*** DATA EXTRACT ***

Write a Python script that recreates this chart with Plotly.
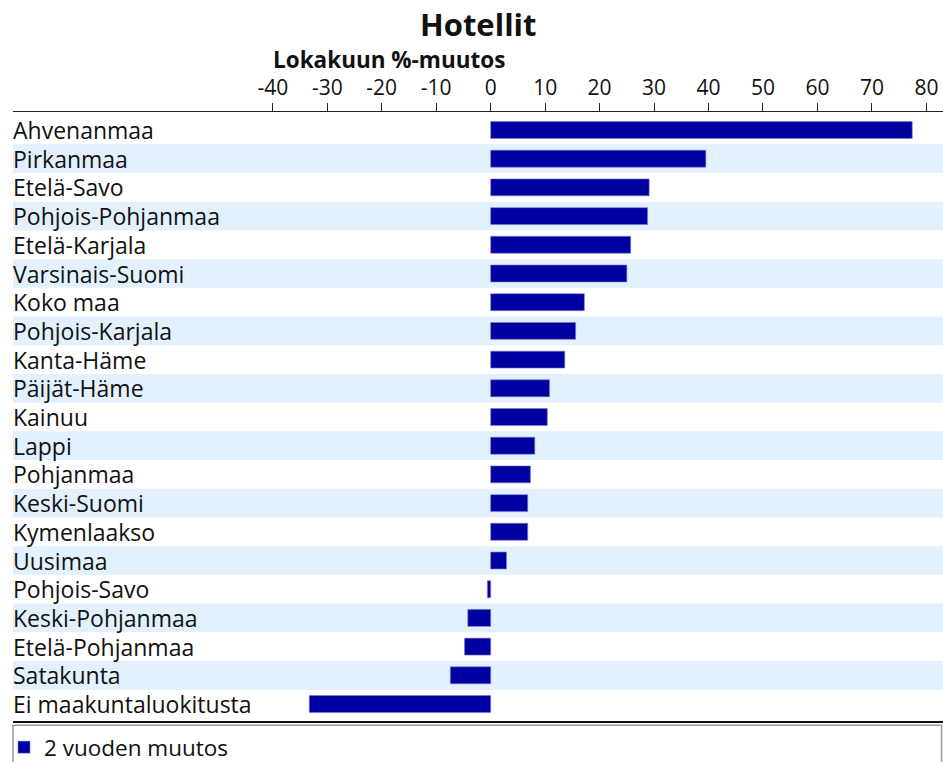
import plotly.graph_objects as go

categories = ["Ahvenanmaa", "Pirkanmaa", "Etelä-Savo", "Pohjois-Pohjanmaa", "Etelä-Karjala",
              "Varsinais-Suomi", "Koko maa", "Pohjois-Karjala", "Kanta-Häme", "Päijät-Häme",
              "Kainuu", "Lappi", "Pohjanmaa", "Keski-Suomi", "Kymenlaakso", "Uusimaa",
              "Pohjois-Savo", "Keski-Pohjanmaa", "Etelä-Pohjanmaa", "Satakunta",
              "Ei maakuntaluokitusta"]
values = [77.4, 39.5, 29.1, 28.8, 25.7, 25.0, 17.2, 15.6, 13.6, 10.8,
          10.4, 8.1, 7.3, 6.8, 6.8, 2.9, -0.6, -4.2, -4.8, -7.4, -33.3]
tick_vals = [-40, -30, -20, -10, 0, 10, 20, 30, 40, 50, 60, 70, 80]
tick_text = ["-40", "-30", "-20", "-10", "0", "10", "20", "30", "40", "50", "60", "70", "80"]
series_name = "2 vuoden muutos"
title = "Hotellit"
subtitle = "Lokakuun %-muutos"

FONT = "Open Sans"
BAR = "#0000a0"
STRIPE = "#e3f1fe"

W, H = 943, 762
ML, MT, MB = 13, 112, 40
PLOT_H = H - MT - MB  # 610

fig = go.Figure(go.Bar(
    x=values, y=categories, orientation="h", name=series_name, showlegend=True,
    marker=dict(color=BAR, line=dict(color="#7878cc", width=0.6)),
))

shapes = []
for i, c in enumerate(categories):
    if i % 2 == 1:
        shapes.append(dict(type="rect", xref="paper", x0=0, x1=1, yref="y",
                           y0=i - 0.5, y1=i + 0.5, fillcolor=STRIPE,
                           line=dict(width=0), layer="below"))
# bottom line
shapes.append(dict(type="line", xref="paper", x0=0, x1=1, yref="paper", y0=0, y1=0,
                   line=dict(color="#111", width=2)))
# legend box
shapes.append(dict(type="rect", xref="paper", x0=0, x1=0.9985, yref="paper",
                   y0=-3.2 / PLOT_H, y1=-0.2, line=dict(color="#9a9a9a", width=1.5),
                   fillcolor="rgba(0,0,0,0)"))

annotations = []
for c in categories:
    annotations.append(dict(text=c, xref="paper", x=0, xanchor="left", xshift=-2,
                            yref="y", y=c, yanchor="middle", showarrow=False,
                            font=dict(family=FONT, size=23, color="#111")))
annotations.append(dict(text="<b>" + subtitle + "</b>", xref="x", x=-40, xanchor="left",
                        xshift=-2, yref="paper", y=1 + (112 - 60) / PLOT_H, yanchor="middle",
                        showarrow=False, font=dict(family=FONT, size=22.5, color="#111")))
annotations.append(dict(text="<b>" + title + "</b>", xref="paper", x=0.5, xanchor="center",
                        yref="paper", y=1 + (112 - 24) / PLOT_H, yanchor="middle",
                        showarrow=False, font=dict(family=FONT, size=31, color="#111")))

fig.update_layout(
    width=W, height=H,
    margin=dict(l=ML, r=0, t=MT, b=MB, autoexpand=False),
    paper_bgcolor="white", plot_bgcolor="white",
    font=dict(family=FONT, color="#111"),
    bargap=0.41,
    shapes=shapes, annotations=annotations,
    showlegend=True,
    legend=dict(orientation="h", xref="container", x=4 / W, xanchor="left",
                yref="container", y=1 - 726 / H, yanchor="top",
                font=dict(family=FONT, size=22.5, color="#111"), bgcolor="rgba(0,0,0,0)"),
    xaxis=dict(side="top", range=[-87.7, 83.05], tickvals=tick_vals, ticktext=tick_text,
               ticks="outside", ticklen=8, tickwidth=1, tickcolor="#222", automargin=False,
               showline=True, linecolor="#222", linewidth=1, showgrid=False,
               zeroline=False, tickfont=dict(family=FONT, size=21, color="#111")),
    yaxis=dict(autorange="reversed", showticklabels=False, showgrid=False, zeroline=False,
               categoryorder="array", categoryarray=categories, ticks="", automargin=False),
)

fig.write_html(
    "out.html",
    config={"displayModeBar": False},
    post_script="document.body.style.margin='0';document.body.style.overflow='hidden';",
)
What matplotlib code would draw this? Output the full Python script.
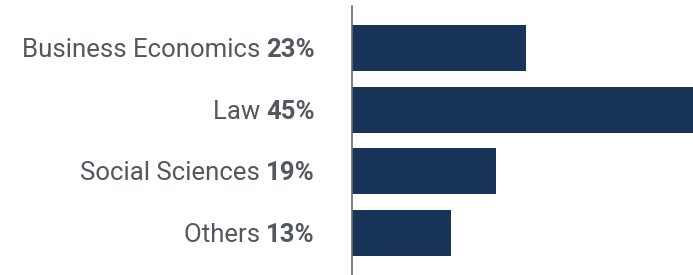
import matplotlib.pyplot as plt
from matplotlib.transforms import blended_transform_factory

categories = ["Business Economics", "Law", "Social Sciences", "Others"]
shares = [23, 45, 19, 13]

BAR_COLOR = "#183459"
TEXT_COLOR = "#53575e"

plt.rcParams["font.family"] = ["Roboto", "DejaVu Sans"]

fig = plt.figure(figsize=(6.93, 2.75), dpi=100)
ax = fig.add_axes([352 / 693, 0, 341 / 693, 269 / 275])

ypos = list(range(len(categories)))
ax.barh(ypos, shares, height=0.745, color=BAR_COLOR)
ax.set_xlim(0, 45)
ax.set_ylim(3.68, -0.68)

for side in ["top", "right", "bottom"]:
    ax.spines[side].set_visible(False)
ax.spines["left"].set_color("#6b6b6b")
ax.spines["left"].set_linewidth(1.2)
ax.set_xticks([])
ax.set_yticks([])

trans = blended_transform_factory(fig.transFigure, ax.transData)
for y, name, val in zip(ypos, categories, shares):
    # bold value first, then the name placed to its left
    bold = ax.text(315 / 693, y + 0.03, f"{val}%", transform=trans, ha="right",
                   va="center", fontsize=18.5, fontweight="bold", color=TEXT_COLOR)
    ax.annotate(name + " ", xy=(0, 0.5), xycoords=bold, ha="right", va="center",
                fontsize=18.5, color=TEXT_COLOR)

fig.savefig("out.png", dpi=100, facecolor="white")
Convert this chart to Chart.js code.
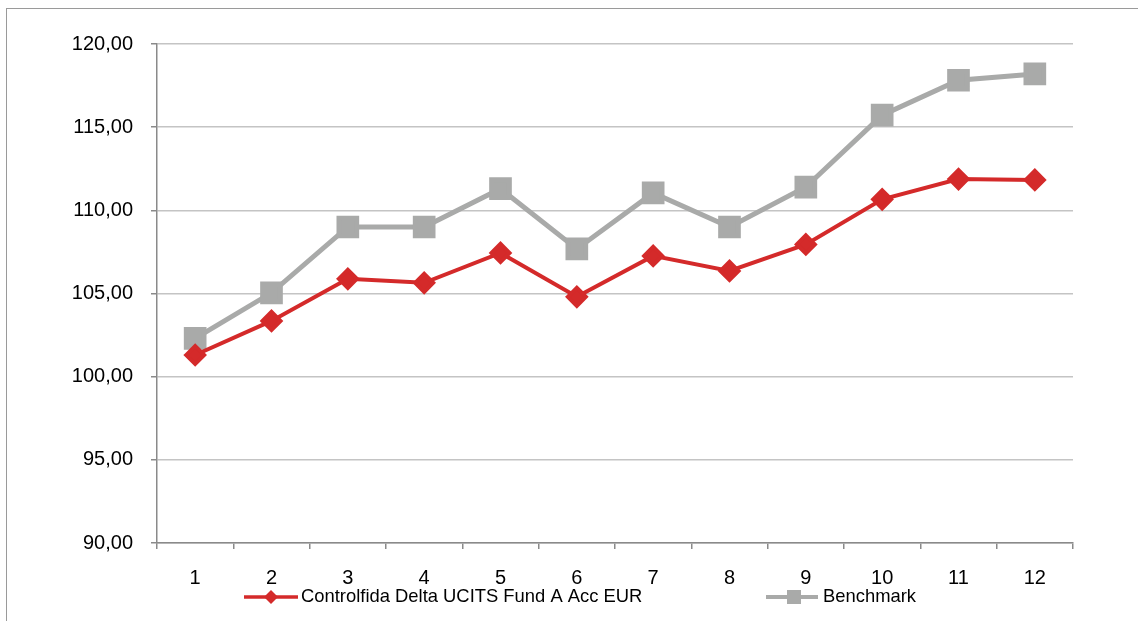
<!DOCTYPE html>
<html>
<head>
<meta charset="utf-8">
<script src="https://cdn.jsdelivr.net/npm/chart.js@4"></script>
<style>
    html, body { margin: 0; padding: 0; background: #fff; overflow: hidden; }
    #wrap { position: relative; width: 1138px; height: 621px; }
    #frame { position: absolute; left: 6px; top: 8px; width: 1300px; height: 800px;
             border-left: 1.5px solid #9a9a9a; border-top: 1.5px solid #9a9a9a; }
    canvas { position: absolute; left: 0; top: 0; }
</style>
</head>
<body>
<div id="wrap">
    <div id="frame"></div>
    <canvas id="navChart" width="1138" height="621"></canvas>
</div>
<script>
// data
const months = ['1', '2', '3', '4', '5', '6', '7', '8', '9', '10', '11', '12'];
const fundValues = [101.3, 103.35, 105.88, 105.64, 107.44, 104.8, 107.26, 106.36, 107.95, 110.66, 111.88, 111.83];
const benchmarkValues = [102.3, 105.04, 109.0, 109.0, 111.3, 107.68, 111.05, 109.0, 111.4, 115.72, 117.82, 118.2];
const yTicks = [90, 95, 100, 105, 110, 115, 120];

const fundLabel = 'Controlfida Delta UCITS Fund A Acc EUR';
const benchLabel = 'Benchmark';
const RED = '#d42a2a';
const GREY = '#a9aaa9';
const FONT = 'Arial, "Liberation Sans", sans-serif';

// legend drawn by hand, it sits on top of the x labels like in the original
const bottomLegend = {
    id: 'bottomLegend',
    afterDraw(chart) {
        const ctx = chart.ctx;
        const y = 597;
        ctx.save();
        ctx.font = '18.4px ' + FONT;
        ctx.textBaseline = 'middle';

        // fund item
        ctx.strokeStyle = RED;
        ctx.lineWidth = 3.5;
        ctx.beginPath();
        ctx.moveTo(244, y);
        ctx.lineTo(298, y);
        ctx.stroke();
        ctx.fillStyle = RED;
        ctx.beginPath();
        ctx.moveTo(271, y - 7);
        ctx.lineTo(278, y);
        ctx.lineTo(271, y + 7);
        ctx.lineTo(264, y);
        ctx.closePath();
        ctx.fill();
        ctx.fillStyle = '#000';
        ctx.fillText(fundLabel, 301, y);

        // benchmark item
        ctx.strokeStyle = GREY;
        ctx.lineWidth = 4;
        ctx.beginPath();
        ctx.moveTo(766, y);
        ctx.lineTo(818, y);
        ctx.stroke();
        ctx.fillStyle = GREY;
        ctx.fillRect(787, y - 7, 14, 14);
        ctx.fillStyle = '#000';
        ctx.fillText(benchLabel, 823, y);
        ctx.restore();
    }
};

const ctx = document.getElementById('navChart').getContext('2d');
new Chart(ctx, {
    type: 'line',
    data: {
        labels: months,
        datasets: [{
            label: fundLabel,
            data: fundValues,
            borderColor: RED,
            backgroundColor: RED,
            borderWidth: 4,
            pointStyle: 'rectRot',
            pointRadius: 9,
            pointHoverRadius: 9,
            tension: 0,
            order: 1
        }, {
            label: benchLabel,
            data: benchmarkValues,
            borderColor: GREY,
            backgroundColor: GREY,
            borderWidth: 5,
            pointStyle: 'rect',
            pointRadius: 12.5,
            pointHoverRadius: 12.5,
            tension: 0,
            order: 2
        }]
    },
    options: {
        responsive: false,
        animation: false,
        layout: { padding: { left: 0, top: 44, right: 65, bottom: 0 } },
        plugins: {
            legend: { display: false },
            tooltip: { enabled: false }
        },
        scales: {
            x: {
                offset: true,
                grid: {
                    offset: true,
                    drawOnChartArea: false,
                    drawTicks: true,
                    tickLength: 6,
                    color: '#8a8a8a',
                    lineWidth: 1.5
                },
                border: { color: '#8a8a8a', width: 1.5 },
                ticks: {
                    color: '#000',
                    padding: 17,
                    font: { family: FONT, size: 20 }
                },
                afterFit(scale) { scale.height = 78; }
            },
            y: {
                min: 90,
                max: 120,
                afterBuildTicks(scale) { scale.ticks = yTicks.map(v => ({ value: v })); },
                grid: {
                    color: '#c4c4c4',
                    lineWidth: 1.5,
                    tickLength: 6,
                    tickColor: '#8a8a8a'
                },
                border: { color: '#8a8a8a', width: 1.5 },
                ticks: {
                    color: '#000',
                    padding: 18,
                    font: { family: FONT, size: 20 },
                    callback: v => v.toFixed(2).replace('.', ',')
                },
                afterFit(scale) { scale.width = 157; }
            }
        }
    },
    plugins: [bottomLegend]
});
</script>
</body>
</html>
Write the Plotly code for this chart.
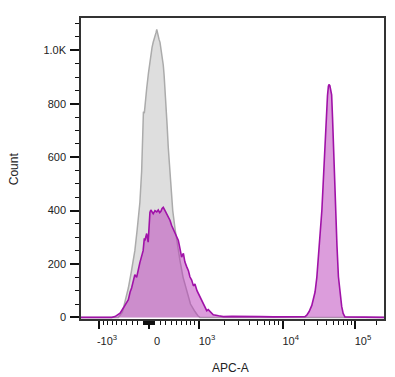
import numpy as np
import plotly.graph_objects as go

# ---------------- data (display channel 0..1024, counts) ----------------
GRAY_CH = [0, 126, 140, 150, 160, 170, 182, 190, 199, 205, 208, 211, 214, 218, 222, 228, 235,
           240, 244, 248, 251, 254, 256, 258, 261, 264, 267, 272, 275, 278, 281, 284, 287, 291,
           295, 299, 303, 310, 318, 326, 335, 345, 357, 370, 385, 395, 402, 1024]
GRAY_COUNT = [0, 0, 20, 60, 110, 170, 250, 330, 430, 548, 630, 770, 765, 820, 857, 915, 980,
              1010, 1030, 1042, 1058, 1068, 1078, 1066, 1050, 1040, 1030, 995, 965, 945, 905, 860, 800, 720,
              635, 560, 486, 400, 330, 265, 210, 150, 100, 50, 22, 6, 0, 0]

MAG_CH = [0, 104, 115, 132, 143, 154, 160, 166, 171, 182, 188, 199, 210, 214, 216, 222, 227, 233,
          236, 244, 250, 256, 261, 266, 270, 274, 278, 284, 290, 295, 301, 306, 312, 318, 323, 329,
          335, 340, 346, 351, 357, 363, 368, 374, 380, 385, 392, 400, 410, 425, 430, 447, 465, 481,
          510, 537, 570, 605, 650, 706, 740, 757, 763, 771, 780, 786, 791, 797, 802, 808, 814, 818,
          822, 826, 830, 833, 836, 838, 841, 844, 847, 850, 853, 857, 861, 865, 870, 875, 881, 886,
          892, 1024]
MAG_COUNT = [0, 0, 3, 16, 35, 53, 66, 95, 110, 160, 150, 205, 250, 296, 288, 314, 282, 393,
             402, 388, 400, 395, 402, 392, 397, 408, 412, 400, 388, 375, 363, 345, 330, 312, 301, 288,
             255, 226, 240, 208, 190, 175, 152, 140, 118, 125, 100, 82, 55, 25, 29, 10, 6, 3,
             4, 3, 2, 3, 2, 3, 5, 3, 8, 22, 45, 70, 95, 150, 214, 300, 400, 490,
             585, 700, 771, 830, 865, 872, 868, 850, 833, 750, 647, 520, 400, 270, 152, 90, 41, 15,
             2, 0]

X_MAJOR_VALUES = [-1000, 0, 1000, 10000, 100000]
X_MAJOR_TEXT = ["-10<sup>3</sup>", "0", "10<sup>3</sup>", "10<sup>4</sup>", "10<sup>5</sup>"]
Y_MAJOR_VALUES = [0, 200, 400, 600, 800, 1000]
Y_MAJOR_TEXT = ["0", "200", "400", "600", "800", "1.0K"]

# ---------------- biexponential display scale (value -> channel) ----------------
ZERO_CH = 229.8
LIN_GAIN = 191.6
DEC_LOG = [3.0, 4.0, 5.0]
DEC_CH = [168.9, 451.8, 696.2]
TOP_SLOPE = 244.3


def biex(v):
    a = abs(v)
    s = 1 if v >= 0 else -1
    if a <= 1000:
        off = LIN_GAIN * np.arcsinh(a / 1000.0)
    else:
        lg = np.log10(a)
        if lg <= 5:
            off = np.interp(lg, DEC_LOG, DEC_CH)
        else:
            off = DEC_CH[-1] + (lg - 5) * TOP_SLOPE
    return ZERO_CH + s * off


minor_vals = []
for k in range(1, 10):
    minor_vals += [k * 10, -k * 10, k * 100, -k * 100]
for k in range(2, 10):
    minor_vals += [k * 1000, k * 10000]
minor_vals += [200000]
x_minor = [biex(v) for v in minor_vals]
x_major = [biex(v) for v in X_MAJOR_VALUES]
y_minor = [v for v in range(50, 1101, 50) if v % 200 != 0]

FONT = "Liberation Sans, Arial, sans-serif"

fig = go.Figure()
fig.add_trace(go.Scatter(
    x=GRAY_CH, y=GRAY_COUNT, mode="lines", fill="tozeroy",
    line=dict(color="#ababab", width=1.5), fillcolor="#dedede", hoverinfo="skip"))
fig.add_trace(go.Scatter(
    x=MAG_CH, y=MAG_COUNT, mode="lines", fill="tozeroy",
    line=dict(color="#a012a8", width=1.6), fillcolor="rgba(185,60,185,0.5)", hoverinfo="skip"))

fig.update_layout(
    width=387, height=369,
    margin=dict(l=73, r=11, t=8, b=58),
    paper_bgcolor="white", plot_bgcolor="white",
    showlegend=False,
    font=dict(family=FONT, size=11, color="#222"),
    xaxis=dict(
        range=[0, 1024], showgrid=False, zeroline=False,
        showline=True, linecolor="#333", linewidth=1.5, mirror=True,
        tickmode="array", tickvals=x_major, ticktext=X_MAJOR_TEXT,
        ticks="outside", ticklen=8, tickwidth=2, tickcolor="#111",
        tickfont=dict(family=FONT, size=11, color="#222"),
        ticklabelshift=8, ticklabelstandoff=3,
        minor=dict(tickmode="array", tickvals=x_minor, ticks="outside",
                   ticklen=4, tickwidth=1, tickcolor="#111", showgrid=False),
    ),
    yaxis=dict(
        range=[-6, 1121], showgrid=False, zeroline=False,
        showline=True, linecolor="#333", linewidth=1.5, mirror=True,
        tickmode="array", tickvals=Y_MAJOR_VALUES, ticktext=Y_MAJOR_TEXT,
        ticks="outside", ticklen=9, tickwidth=2, tickcolor="#111",
        tickfont=dict(family=FONT, size=11, color="#222"),
        ticklabelstandoff=2,
        minor=dict(tickmode="array", tickvals=y_minor, ticks="outside",
                   ticklen=4, tickwidth=1, tickcolor="#111", showgrid=False),
    ),
    annotations=[
        dict(text="Count", xref="paper", yref="paper", x=-0.222, y=0.5,
             textangle=-90, showarrow=False, font=dict(family=FONT, size=12, color="#222"),
             xanchor="center", yanchor="middle"),
        dict(text="APC-A", xref="paper", yref="paper", x=0.495, y=-0.162,
             showarrow=False, font=dict(family=FONT, size=12, color="#222"),
             xanchor="center", yanchor="middle"),
    ],
)

fig.write_html("out.html")
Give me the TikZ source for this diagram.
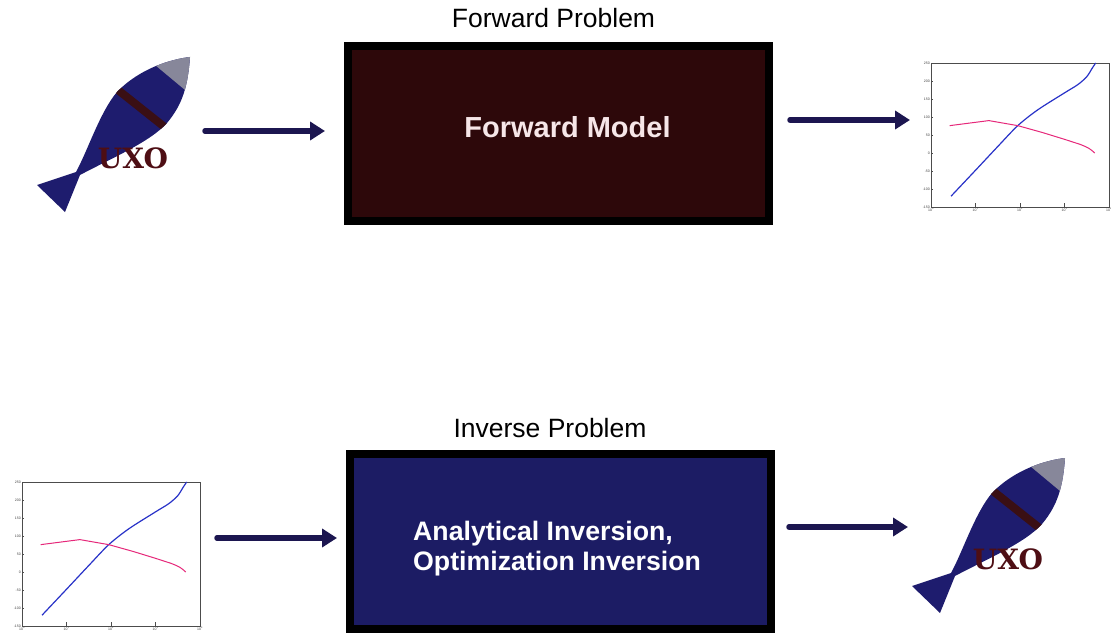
\documentclass[tikz,border=0pt]{standalone}
\usepackage{fontspec}
\setmainfont{Liberation Sans}
\newfontfamily\slabfont{DejaVu Serif}
\usetikzlibrary{arrows.meta}

\definecolor{fishnavy}{HTML}{1E1C6E}
\definecolor{fishcap}{HTML}{87879A}
\definecolor{fishband}{HTML}{3A0F14}
\definecolor{uxored}{HTML}{4E0E14}
\definecolor{fwdred}{HTML}{2D080A}
\definecolor{fwdtext}{HTML}{F6E6E8}
\definecolor{invblue}{HTML}{1C1C64}
\definecolor{arrowblue}{HTML}{1C1650}
\definecolor{respblue}{HTML}{2832C8}
\definecolor{resppink}{HTML}{E6287A}

% outline of the ordnance shell (nose, body, tail)
\newcommand{\fishoutline}{(190,57) .. controls (172,59) and (140,68) .. (117,92)
  .. controls (100,112) and (88,150) .. (76,172) -- (37,185) -- (65,212) -- (80,175)
  .. controls (112,158) and (150,142) .. (167,123)
  .. controls (183,104) and (188,85) .. (190,57) -- cycle}

\begin{document}
\begin{tikzpicture}[x=1pt, y=-1pt,
  % Node styles
  problem/.style={font=\fontsize{26.5}{30}\selectfont, anchor=base, inner sep=0pt},
  modelbox/.style={draw=black, line width=8pt, minimum width=421pt, minimum height=175pt,
    inner sep=0pt},
  fwdbox/.style={modelbox, fill=fwdred},
  invbox/.style={modelbox, fill=invblue},
  fwdlbl/.style={text=fwdtext, font=\fontsize{29}{32}\selectfont\bfseries, inner sep=0pt,
    anchor=base},
  invlbl/.style={text=white, align=left, font=\fontsize{26.7}{30}\selectfont\bfseries,
    inner sep=0pt, anchor=north west},
  uxolbl/.style={font=\slabfont\bfseries\fontsize{28}{28}\selectfont, text=uxored, inner sep=0pt},
  ticklbl/.style={font=\fontsize{3.5}{4}\selectfont, text=black!75, inner sep=1pt},
  % Edge styles
  flow/.style={draw=arrowblue, line width=5.5pt, line cap=round,
    -{Triangle[length=15pt, width=18pt]}},
  axisline/.style={draw=black!70, line width=0.5pt},
  bluecurve/.style={draw=respblue, line width=1.2pt},
  pinkcurve/.style={draw=resppink, line width=1pt},
  % Pictograms
  uxofish/.pic={
    \fill[fishnavy] \fishoutline;
    \begin{scope}
      \clip \fishoutline;
      \fill[fishcap] (143,55) -- (197,100) -- (230,60) -- (190,20) -- cycle;
      \draw[fishband, line width=8pt] (100,75.7) -- (180,139.3);
    \end{scope}
    \node[uxolbl] (-lbl) at (133,158) {UXO};
  },
  respplot/.pic={
    \begin{scope}[shift={(0,-90pt)}, x=44.5pt, y=0.36pt]
      \draw[axisline] (0,-150) rectangle (4,250);
      \foreach \val in {-150,-100,...,250} {
        \draw[axisline] (0,\val) -- (0.04,\val);
        \node[ticklbl, anchor=east] at (0,\val) {\val};
      }
      \foreach \ex in {0,...,4} {
        \draw[axisline] (\ex,-150) -- (\ex,-140);
        \node[ticklbl, anchor=north] at (\ex,-150) {10\textsuperscript{\ex}};
      }
      \draw[bluecurve] plot[smooth] coordinates {(0.45,-120) (1.0,-48) (1.5,18) (1.95,76)
        (2.4,120) (3.0,167) (3.3,190) (3.5,212) (3.62,235) (3.7,250)};
      \draw[pinkcurve] (0.42,76) -- (1.3,90) -- (1.95,76) -- (2.5,57) -- (3.0,38)
        -- (3.35,24) .. controls (3.55,14) .. (3.68,0);
    \end{scope}
  },
]
\useasboundingbox[fill=white] (0,0) rectangle (1111,634);

% === FORWARD PROBLEM (top row) ===
\node[problem] (fwdtitle) at (553.5,28) {Forward Problem};
\pic (uxoA) at (0,0) {uxofish};
\node[fwdbox] (fwd) at (558.5,133.5) {};
\node[fwdlbl] (fwdtxt) at (567.5,137) {Forward Model};
\pic (respA) at (931,63) {respplot};

% === INVERSE PROBLEM (bottom row) ===
\node[problem] (invtitle) at (550,437) {Inverse Problem};
\pic (respB) at (22,482) {respplot};
\node[invbox] (inv) at (560.5,541.5) {};
\node[invlbl] (invtxt) at (413,521) {Analytical Inversion,\\Optimization Inversion};
\pic (uxoB) at (875,401) {uxofish};

% === ARROWS ===
\coordinate (fwdin0)  at (205,131);
\coordinate (fwdin1)  at (325,131);
\coordinate (fwdout0) at (790,120);
\coordinate (fwdout1) at (910,120);
\coordinate (invin0)  at (217,538);
\coordinate (invin1)  at (337,538);
\coordinate (invout0) at (789,527);
\coordinate (invout1) at (908,527);

\draw[flow] (fwdin0) -- (fwdin1);
\draw[flow] (fwdout0) -- (fwdout1);
\draw[flow] (invin0) -- (invin1);
\draw[flow] (invout0) -- (invout1);

\end{tikzpicture}
\end{document}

***

**WHAT IS BEING ASKED:**
Look above for the line containing "What matplotlib code", then write out every line from there down to the line containing "ax.set_yticks([])", that line included, with no pictures.

**CORRECT RESULT:**
What matplotlib code would draw this? Output the full Python script.
import matplotlib.pyplot as plt
from matplotlib.transforms import blended_transform_factory

categories = ["Business Economics", "Law", "Social Sciences", "Others"]
shares = [23, 45, 19, 13]

BAR_COLOR = "#183459"
TEXT_COLOR = "#53575e"

plt.rcParams["font.family"] = ["Roboto", "DejaVu Sans"]

fig = plt.figure(figsize=(6.93, 2.75), dpi=100)
ax = fig.add_axes([352 / 693, 0, 341 / 693, 269 / 275])

ypos = list(range(len(categories)))
ax.barh(ypos, shares, height=0.745, color=BAR_COLOR)
ax.set_xlim(0, 45)
ax.set_ylim(3.68, -0.68)

for side in ["top", "right", "bottom"]:
    ax.spines[side].set_visible(False)
ax.spines["left"].set_color("#6b6b6b")
ax.spines["left"].set_linewidth(1.2)
ax.set_xticks([])
ax.set_yticks([])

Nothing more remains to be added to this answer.